- **COLLECTED DATA**:
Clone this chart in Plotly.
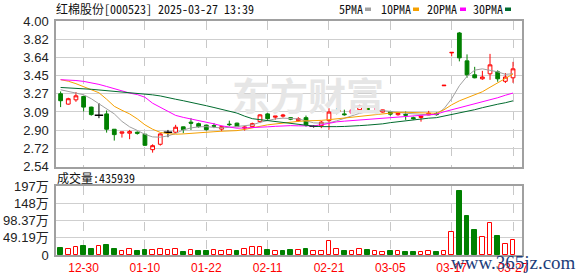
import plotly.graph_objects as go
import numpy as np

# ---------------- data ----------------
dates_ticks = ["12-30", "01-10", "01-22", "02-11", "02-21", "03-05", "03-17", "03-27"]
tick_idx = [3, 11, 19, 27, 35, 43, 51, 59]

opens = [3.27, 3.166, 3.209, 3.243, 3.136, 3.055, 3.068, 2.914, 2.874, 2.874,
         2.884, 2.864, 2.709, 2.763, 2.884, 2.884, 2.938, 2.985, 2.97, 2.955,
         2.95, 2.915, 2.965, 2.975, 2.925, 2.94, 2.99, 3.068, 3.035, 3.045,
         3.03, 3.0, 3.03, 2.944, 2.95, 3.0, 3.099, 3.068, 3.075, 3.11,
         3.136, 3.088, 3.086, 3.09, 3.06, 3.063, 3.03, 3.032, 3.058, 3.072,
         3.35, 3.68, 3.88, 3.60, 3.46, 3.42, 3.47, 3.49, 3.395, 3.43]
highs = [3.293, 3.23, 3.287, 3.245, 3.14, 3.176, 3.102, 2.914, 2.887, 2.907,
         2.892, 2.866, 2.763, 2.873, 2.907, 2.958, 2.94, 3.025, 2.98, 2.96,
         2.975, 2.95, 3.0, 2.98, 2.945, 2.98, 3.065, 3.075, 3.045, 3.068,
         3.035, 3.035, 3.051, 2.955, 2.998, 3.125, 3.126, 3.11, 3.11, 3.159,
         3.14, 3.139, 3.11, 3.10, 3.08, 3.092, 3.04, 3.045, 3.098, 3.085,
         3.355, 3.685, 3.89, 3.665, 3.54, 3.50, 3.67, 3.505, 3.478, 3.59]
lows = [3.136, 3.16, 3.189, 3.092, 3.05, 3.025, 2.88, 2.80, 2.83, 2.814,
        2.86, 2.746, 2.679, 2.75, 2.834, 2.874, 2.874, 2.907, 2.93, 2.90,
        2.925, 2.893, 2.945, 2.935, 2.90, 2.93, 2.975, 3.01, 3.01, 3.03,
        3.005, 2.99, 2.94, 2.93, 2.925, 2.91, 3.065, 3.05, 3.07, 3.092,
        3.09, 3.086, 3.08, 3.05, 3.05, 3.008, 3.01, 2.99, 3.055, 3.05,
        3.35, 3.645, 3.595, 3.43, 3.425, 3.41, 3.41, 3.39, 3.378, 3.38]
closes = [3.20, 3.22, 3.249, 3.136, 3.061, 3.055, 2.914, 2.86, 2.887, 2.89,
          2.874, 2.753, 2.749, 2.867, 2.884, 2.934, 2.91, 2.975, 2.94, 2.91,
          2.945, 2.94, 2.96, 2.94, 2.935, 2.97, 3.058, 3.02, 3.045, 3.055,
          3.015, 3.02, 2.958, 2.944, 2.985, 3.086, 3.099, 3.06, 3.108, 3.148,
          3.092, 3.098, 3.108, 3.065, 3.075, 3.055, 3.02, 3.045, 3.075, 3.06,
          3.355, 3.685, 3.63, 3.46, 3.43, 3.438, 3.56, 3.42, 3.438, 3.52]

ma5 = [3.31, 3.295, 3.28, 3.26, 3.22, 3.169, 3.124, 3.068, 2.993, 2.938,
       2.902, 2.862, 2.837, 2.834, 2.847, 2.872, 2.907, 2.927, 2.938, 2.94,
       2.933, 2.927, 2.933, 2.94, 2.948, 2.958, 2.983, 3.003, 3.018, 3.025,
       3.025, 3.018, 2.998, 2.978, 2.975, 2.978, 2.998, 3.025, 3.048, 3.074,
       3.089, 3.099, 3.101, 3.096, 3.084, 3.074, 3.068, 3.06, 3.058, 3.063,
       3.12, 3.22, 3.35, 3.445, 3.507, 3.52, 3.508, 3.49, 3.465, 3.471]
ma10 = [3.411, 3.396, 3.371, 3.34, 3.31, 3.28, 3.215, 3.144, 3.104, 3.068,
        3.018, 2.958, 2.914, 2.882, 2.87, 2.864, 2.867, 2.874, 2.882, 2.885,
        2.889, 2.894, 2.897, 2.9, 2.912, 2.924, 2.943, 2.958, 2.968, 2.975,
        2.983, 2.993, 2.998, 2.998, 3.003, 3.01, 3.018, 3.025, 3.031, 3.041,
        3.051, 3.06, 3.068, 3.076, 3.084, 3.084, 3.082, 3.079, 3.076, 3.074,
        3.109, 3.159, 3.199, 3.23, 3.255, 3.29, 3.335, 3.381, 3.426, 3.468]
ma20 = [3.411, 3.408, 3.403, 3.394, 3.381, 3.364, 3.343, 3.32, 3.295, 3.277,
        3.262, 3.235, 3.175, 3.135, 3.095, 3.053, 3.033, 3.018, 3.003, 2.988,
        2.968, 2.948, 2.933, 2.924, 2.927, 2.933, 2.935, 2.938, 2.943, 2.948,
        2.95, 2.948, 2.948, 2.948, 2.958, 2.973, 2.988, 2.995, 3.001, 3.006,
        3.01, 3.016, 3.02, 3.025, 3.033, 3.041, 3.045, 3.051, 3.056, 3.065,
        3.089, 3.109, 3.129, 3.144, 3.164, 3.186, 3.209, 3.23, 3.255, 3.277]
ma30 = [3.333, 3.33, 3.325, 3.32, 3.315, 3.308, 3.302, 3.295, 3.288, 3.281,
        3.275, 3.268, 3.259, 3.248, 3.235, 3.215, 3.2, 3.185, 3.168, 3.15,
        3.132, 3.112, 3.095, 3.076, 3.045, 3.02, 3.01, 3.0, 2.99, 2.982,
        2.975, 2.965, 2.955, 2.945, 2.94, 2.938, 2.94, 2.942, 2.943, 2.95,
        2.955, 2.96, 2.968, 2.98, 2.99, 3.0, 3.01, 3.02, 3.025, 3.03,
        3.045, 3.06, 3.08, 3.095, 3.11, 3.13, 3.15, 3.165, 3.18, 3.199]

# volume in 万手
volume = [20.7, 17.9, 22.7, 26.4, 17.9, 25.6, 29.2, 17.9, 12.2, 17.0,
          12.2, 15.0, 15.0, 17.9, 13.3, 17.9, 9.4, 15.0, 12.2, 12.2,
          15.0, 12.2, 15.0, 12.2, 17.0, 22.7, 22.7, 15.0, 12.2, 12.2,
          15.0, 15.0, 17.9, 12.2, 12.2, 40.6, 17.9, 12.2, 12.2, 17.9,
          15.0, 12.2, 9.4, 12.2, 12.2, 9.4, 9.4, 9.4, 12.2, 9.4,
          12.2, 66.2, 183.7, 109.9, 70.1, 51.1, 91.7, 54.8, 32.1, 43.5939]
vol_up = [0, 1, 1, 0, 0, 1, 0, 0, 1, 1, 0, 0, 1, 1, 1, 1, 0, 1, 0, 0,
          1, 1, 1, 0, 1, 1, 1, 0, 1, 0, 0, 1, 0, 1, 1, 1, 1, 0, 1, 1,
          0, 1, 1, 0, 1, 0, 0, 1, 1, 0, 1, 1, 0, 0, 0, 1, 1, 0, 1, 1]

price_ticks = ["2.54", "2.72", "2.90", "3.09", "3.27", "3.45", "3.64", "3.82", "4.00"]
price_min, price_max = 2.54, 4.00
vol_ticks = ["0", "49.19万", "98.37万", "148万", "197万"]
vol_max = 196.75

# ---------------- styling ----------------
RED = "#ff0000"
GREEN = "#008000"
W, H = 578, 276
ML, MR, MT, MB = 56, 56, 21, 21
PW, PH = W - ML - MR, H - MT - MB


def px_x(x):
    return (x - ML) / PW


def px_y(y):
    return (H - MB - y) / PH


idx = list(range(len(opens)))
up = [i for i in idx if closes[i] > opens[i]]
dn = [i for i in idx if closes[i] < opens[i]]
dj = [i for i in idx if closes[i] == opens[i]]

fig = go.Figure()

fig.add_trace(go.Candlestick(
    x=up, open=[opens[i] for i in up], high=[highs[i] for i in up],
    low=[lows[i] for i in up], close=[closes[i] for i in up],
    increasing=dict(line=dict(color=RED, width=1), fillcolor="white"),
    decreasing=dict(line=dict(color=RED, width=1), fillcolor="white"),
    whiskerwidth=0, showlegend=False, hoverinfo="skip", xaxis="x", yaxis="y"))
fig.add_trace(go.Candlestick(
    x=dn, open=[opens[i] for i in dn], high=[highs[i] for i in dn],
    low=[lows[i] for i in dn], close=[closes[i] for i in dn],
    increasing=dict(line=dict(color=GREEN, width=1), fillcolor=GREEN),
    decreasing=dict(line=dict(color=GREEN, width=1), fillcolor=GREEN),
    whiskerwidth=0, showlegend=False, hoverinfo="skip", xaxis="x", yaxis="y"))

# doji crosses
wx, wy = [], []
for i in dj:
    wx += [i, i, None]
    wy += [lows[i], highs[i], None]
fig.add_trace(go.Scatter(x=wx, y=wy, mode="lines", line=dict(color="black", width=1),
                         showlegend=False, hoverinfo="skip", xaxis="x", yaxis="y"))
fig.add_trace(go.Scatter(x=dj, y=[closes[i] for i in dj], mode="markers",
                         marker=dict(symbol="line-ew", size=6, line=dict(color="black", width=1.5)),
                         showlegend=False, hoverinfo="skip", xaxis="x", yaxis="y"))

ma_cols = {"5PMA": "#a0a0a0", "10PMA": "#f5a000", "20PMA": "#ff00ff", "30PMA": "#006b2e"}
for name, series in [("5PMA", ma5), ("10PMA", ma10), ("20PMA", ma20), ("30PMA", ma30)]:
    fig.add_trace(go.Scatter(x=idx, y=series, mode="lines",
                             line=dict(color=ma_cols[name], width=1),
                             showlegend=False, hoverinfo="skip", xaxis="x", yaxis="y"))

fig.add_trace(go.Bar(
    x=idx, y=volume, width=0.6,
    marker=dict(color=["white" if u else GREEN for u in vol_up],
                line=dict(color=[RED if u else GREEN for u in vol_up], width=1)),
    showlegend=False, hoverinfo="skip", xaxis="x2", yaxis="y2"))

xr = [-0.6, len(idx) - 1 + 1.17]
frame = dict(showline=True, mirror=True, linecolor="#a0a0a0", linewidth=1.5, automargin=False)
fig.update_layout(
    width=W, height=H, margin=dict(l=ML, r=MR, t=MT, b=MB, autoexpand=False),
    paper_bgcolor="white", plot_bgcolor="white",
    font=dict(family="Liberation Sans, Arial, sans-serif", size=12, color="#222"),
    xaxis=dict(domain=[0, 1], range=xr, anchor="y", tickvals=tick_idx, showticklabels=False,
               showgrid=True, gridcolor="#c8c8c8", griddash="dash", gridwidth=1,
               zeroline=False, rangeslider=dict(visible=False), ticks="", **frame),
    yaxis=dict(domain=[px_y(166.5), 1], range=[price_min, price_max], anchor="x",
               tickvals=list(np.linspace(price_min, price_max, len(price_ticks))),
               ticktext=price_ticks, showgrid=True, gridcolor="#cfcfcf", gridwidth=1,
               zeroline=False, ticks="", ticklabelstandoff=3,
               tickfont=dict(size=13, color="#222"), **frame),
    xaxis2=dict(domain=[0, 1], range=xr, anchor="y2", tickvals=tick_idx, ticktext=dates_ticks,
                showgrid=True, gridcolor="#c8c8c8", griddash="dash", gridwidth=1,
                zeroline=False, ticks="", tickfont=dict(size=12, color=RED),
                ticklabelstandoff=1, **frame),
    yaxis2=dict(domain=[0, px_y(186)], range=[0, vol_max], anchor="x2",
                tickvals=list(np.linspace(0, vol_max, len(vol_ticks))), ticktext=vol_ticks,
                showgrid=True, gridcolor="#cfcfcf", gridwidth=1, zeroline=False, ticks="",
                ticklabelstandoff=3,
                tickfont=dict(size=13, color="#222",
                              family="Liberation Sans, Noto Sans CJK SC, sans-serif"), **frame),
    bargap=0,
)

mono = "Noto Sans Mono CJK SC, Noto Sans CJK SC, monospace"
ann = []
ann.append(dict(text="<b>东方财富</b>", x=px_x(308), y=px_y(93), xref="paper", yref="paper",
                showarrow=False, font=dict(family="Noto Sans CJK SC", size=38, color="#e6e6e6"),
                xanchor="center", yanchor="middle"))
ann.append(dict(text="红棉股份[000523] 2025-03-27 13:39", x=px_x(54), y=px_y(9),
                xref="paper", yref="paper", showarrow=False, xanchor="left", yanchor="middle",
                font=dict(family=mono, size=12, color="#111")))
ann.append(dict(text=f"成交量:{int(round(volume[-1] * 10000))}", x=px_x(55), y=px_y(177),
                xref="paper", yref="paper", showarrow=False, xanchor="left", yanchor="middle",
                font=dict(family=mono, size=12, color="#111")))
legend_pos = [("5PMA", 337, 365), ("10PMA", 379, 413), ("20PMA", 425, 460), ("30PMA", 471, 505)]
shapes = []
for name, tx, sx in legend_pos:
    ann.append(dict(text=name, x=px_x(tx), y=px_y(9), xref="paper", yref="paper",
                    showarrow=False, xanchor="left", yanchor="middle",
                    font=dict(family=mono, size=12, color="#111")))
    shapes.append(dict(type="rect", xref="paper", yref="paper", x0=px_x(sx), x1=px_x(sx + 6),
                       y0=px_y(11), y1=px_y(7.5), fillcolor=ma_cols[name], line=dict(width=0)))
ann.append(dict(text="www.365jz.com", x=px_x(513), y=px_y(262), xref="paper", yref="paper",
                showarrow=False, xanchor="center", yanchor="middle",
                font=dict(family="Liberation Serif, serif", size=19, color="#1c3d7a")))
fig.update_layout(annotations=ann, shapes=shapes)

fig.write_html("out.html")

- **WHAT TO WORK ON**: Return only the lines running from the top of the data to the line that holds "tick_idx = [3, 11, 19, 27, 35, 43, 51, 59]". Include both of those lines, but skip the pictures.

- **SOLUTION TO THIS TASK**:
Clone this chart in Plotly.
import plotly.graph_objects as go
import numpy as np

# ---------------- data ----------------
dates_ticks = ["12-30", "01-10", "01-22", "02-11", "02-21", "03-05", "03-17", "03-27"]
tick_idx = [3, 11, 19, 27, 35, 43, 51, 59]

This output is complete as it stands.